BEIJING, Jan. 8 (Xinhua) -- Ninety percent of civil servants in central government organs have come from ordinary households in the past three years, the minister of human resources and social security said Tuesday.
"About 60 percent of civil servants come from worker and farmer households, and the figure reaches 90 percent when including families of teachers, doctors, engineers, private business owners and freelance workers," said Yin Weimin, the minister.
Yin said the methods used to examine and recruit civil servants are largely considered fair, though the popularity of the civil servant exam has stirred some debate.
The exam includes an aptitude test and a written essay on policy, with successful candidates going on to an interview after passing these portions of the exam.

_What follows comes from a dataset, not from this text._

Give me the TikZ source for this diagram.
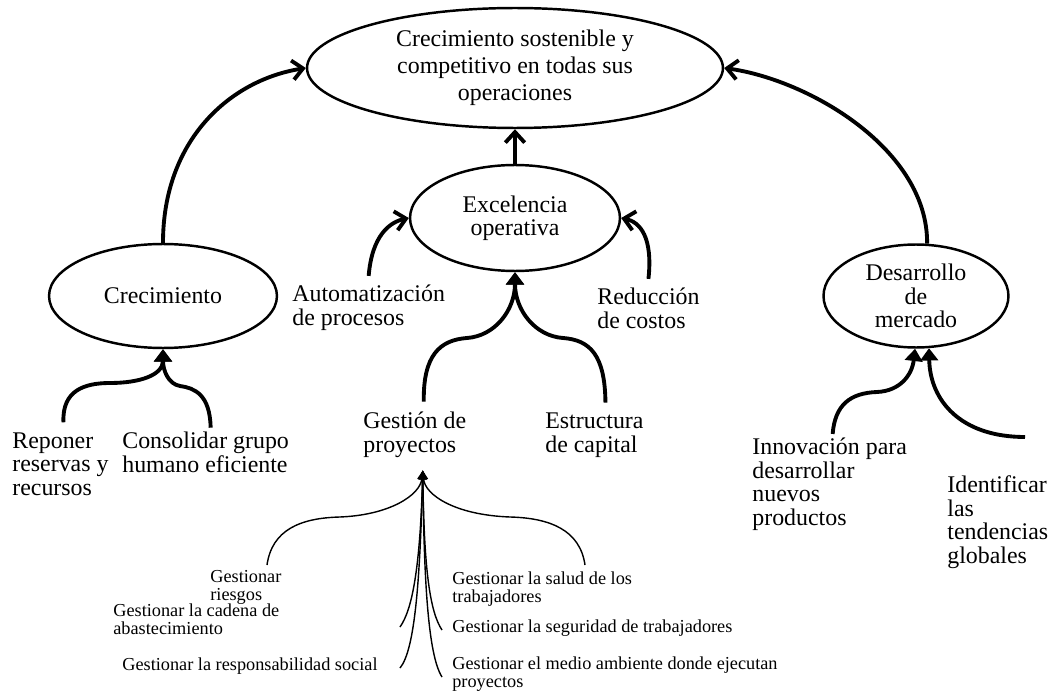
\documentclass[tikz,border=0pt]{standalone}
\usepackage{fontspec}
\setmainfont{Liberation Serif}
\usetikzlibrary{shapes.geometric,arrows.meta}

\tikzset{
 elip/.style={ellipse,draw,line width=1.4pt,inner sep=0pt,align=center,font=\fontsize{13.6}{13.3}\selectfont},
 txt/.style={inner sep=0pt,align=left,anchor=base west,font=\fontsize{13.6}{13.3}\selectfont},
 ptxt/.style={inner sep=0pt,align=left,anchor=base west,font=\fontsize{10.4}{9.7}\selectfont},
 gruesa/.style={line width=2.2pt},
 fina/.style={line width=0.8pt},
 barb/.style={-{Straight Barb[length=6pt,width=11pt]}},
 pico/.style={-{Triangle[length=7pt,width=10pt]}},
 picof/.style={-{Triangle[length=5pt,width=5pt]}}
}

\begin{document}
\begin{tikzpicture}[x=0.02cm,y=-0.02cm]
\useasboundingbox (0,0) rectangle (1049,696);
% objetivos
\node[elip,font=\fontsize{13.6}{15.3}\selectfont,minimum width=8.32cm,minimum height=2.4cm] (top) at (515,68) {Crecimiento sostenible y\\competitivo en todas sus\\operaciones};
\node[elip,minimum width=4.2cm,minimum height=2.12cm] (exc) at (515,218) {Excelencia\\operativa};
\node[elip,minimum width=4.56cm,minimum height=2.08cm] (crec) at (163,296) {Crecimiento};
\node[elip,minimum width=3.7cm,minimum height=2.06cm] (des) at (916,296) {Desarrollo\\de\\mercado};

% iniciativas (base = ultima linea)
\node[txt] (auto) at (292,325) {Automatización\\de procesos};
\node[txt] (redu) at (597,328) {Reducción\\de costos};
\node[txt] (gest) at (363,452) {Gestión de\\proyectos};
\node[txt] (estr) at (545,452) {Estructura\\de capital};
\node[txt] (repo) at (12,495) {Reponer\\reservas y\\recursos};
\node[txt] (cons) at (122,472) {Consolidar grupo\\humano eficiente};
\node[txt] (inno) at (752,525) {Innovación para\\desarrollar\\nuevos\\productos};
\node[txt] (iden) at (947,563) {Identificar\\las\\tendencias\\globales};

% gestion de proyectos
\node[ptxt] (rie) at (210,600) {Gestionar\\riesgos};
\node[ptxt] (cad) at (113,634) {Gestionar la cadena de\\abastecimiento};
\node[ptxt] (res) at (122,670) {Gestionar la responsabilidad social};
\node[ptxt] (sal) at (452,602) {Gestionar la salud de los\\trabajadores};
\node[ptxt] (seg) at (452,632) {Gestionar la seguridad de trabajadores};
\node[ptxt] (med) at (452,687) {Gestionar el medio ambiente donde ejecutan\\proyectos};

% hacia el objetivo
\draw[gruesa,barb] (crec.north) .. controls (163,140) and (230,80) .. (top.west);
\draw[gruesa,barb] (des.78) .. controls (928,150) and (810,80) .. (top.east);
\draw[gruesa,barb] (exc.north) -- (top.south);
\draw[gruesa,barb] ([yshift=5pt]auto.north) .. controls (372,235) and (390,222) .. (exc.west);
\draw[gruesa,barb] ([yshift=5pt]redu.north) .. controls (653,237) and (640,222) .. (exc.east);

\draw[gruesa,pico] ([shift={(9,-10)}]gest.north) .. controls (423,355) and (440,340) .. (467,338) .. controls (495,336) and (515,310) .. (exc.south);
\draw[gruesa,pico] ([shift={(11,-10)}]estr.north) .. controls (605,355) and (590,340) .. (563,338) .. controls (535,336) and (515,310) .. (exc.south);
\draw[gruesa,pico] ([shift={(3,-10)}]repo.north) .. controls (62,390) and (85,383) .. (110,383) .. controls (140,383) and (163,375) .. (crec.south);
\draw[gruesa,pico] ([shift={(5,-4)}]cons.north) .. controls (210,395) and (195,388) .. (180,386) .. controls (168,384) and (163,370) .. (crec.south);

\coordinate (idc) at (1025,437);
\draw[gruesa,pico] ([shift={(3,-4)}]inno.north) .. controls (835,405) and (850,393) .. (877,392) .. controls (900,391) and (912,375) .. (des.-91);
\draw[gruesa,pico] (idc) .. controls (960,437) and (930,400) .. (des.-76);

% abanico
\coordinate (gp) at ([shift={(8,13)}]gest.south);
\coordinate (e1) at (267,565);
\coordinate (e2) at (585,565);
\coordinate (e3) at (400,627);
\coordinate (e4) at (400,668);
\coordinate (e5) at (442,630);
\coordinate (e6) at (442,677);
\draw[fina,picof] (e1) .. controls (272,530) and (300,518) .. (340,517) .. controls (390,515) and (420,495) .. (gp);
\draw[fina,picof] (e2) .. controls (580,530) and (550,518) .. (510,517) .. controls (455,515) and (425,495) .. (gp);
\draw[fina,picof] (e3) .. controls (412,610) and (420,570) .. (gp);
\draw[fina,picof] (e4) .. controls (415,650) and (420,580) .. (gp);
\draw[fina,picof] (e5) .. controls (430,612) and (424,570) .. (gp);
\draw[fina,picof] (e6) .. controls (428,655) and (424,580) .. (gp);
\end{tikzpicture}
\end{document}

Government posts are sought after for the stability they offer, as employment pressure has increased in recent years.
Yin said 90 percent of civil servants are working in mid-level administrations, with 60 percent serving at the county level or below.
"Civil servants at the county level will be promoted and receive greater benefits if they work hard," Yin said.
According to the ministry, a total of 188,000 people were recruited as civil servants in 2012, with 18,000 working in central government organs and 170,000 in local regions.
In 2012, more recruits had work experience at grassroots-level posts, and nearly all the posts above the provincial level were filled by people with more than two years of work experience, the ministry said.
Yang Shiqiu, vice minister of human resources and social security, said the quality of civil servants has improved in recent years, with 92 percent of public servants acquiring undergraduate degrees or higher level degrees, and 26 percent of recruits were below the age of 35.
About 1.12 million candidates took the national civil servant exam on Nov. 25, 2012, an increase of 150,000 from 2011, according to the State Administration of Civil Service.
One in every 53 examinees will successfully obtain a government post, according to the administration.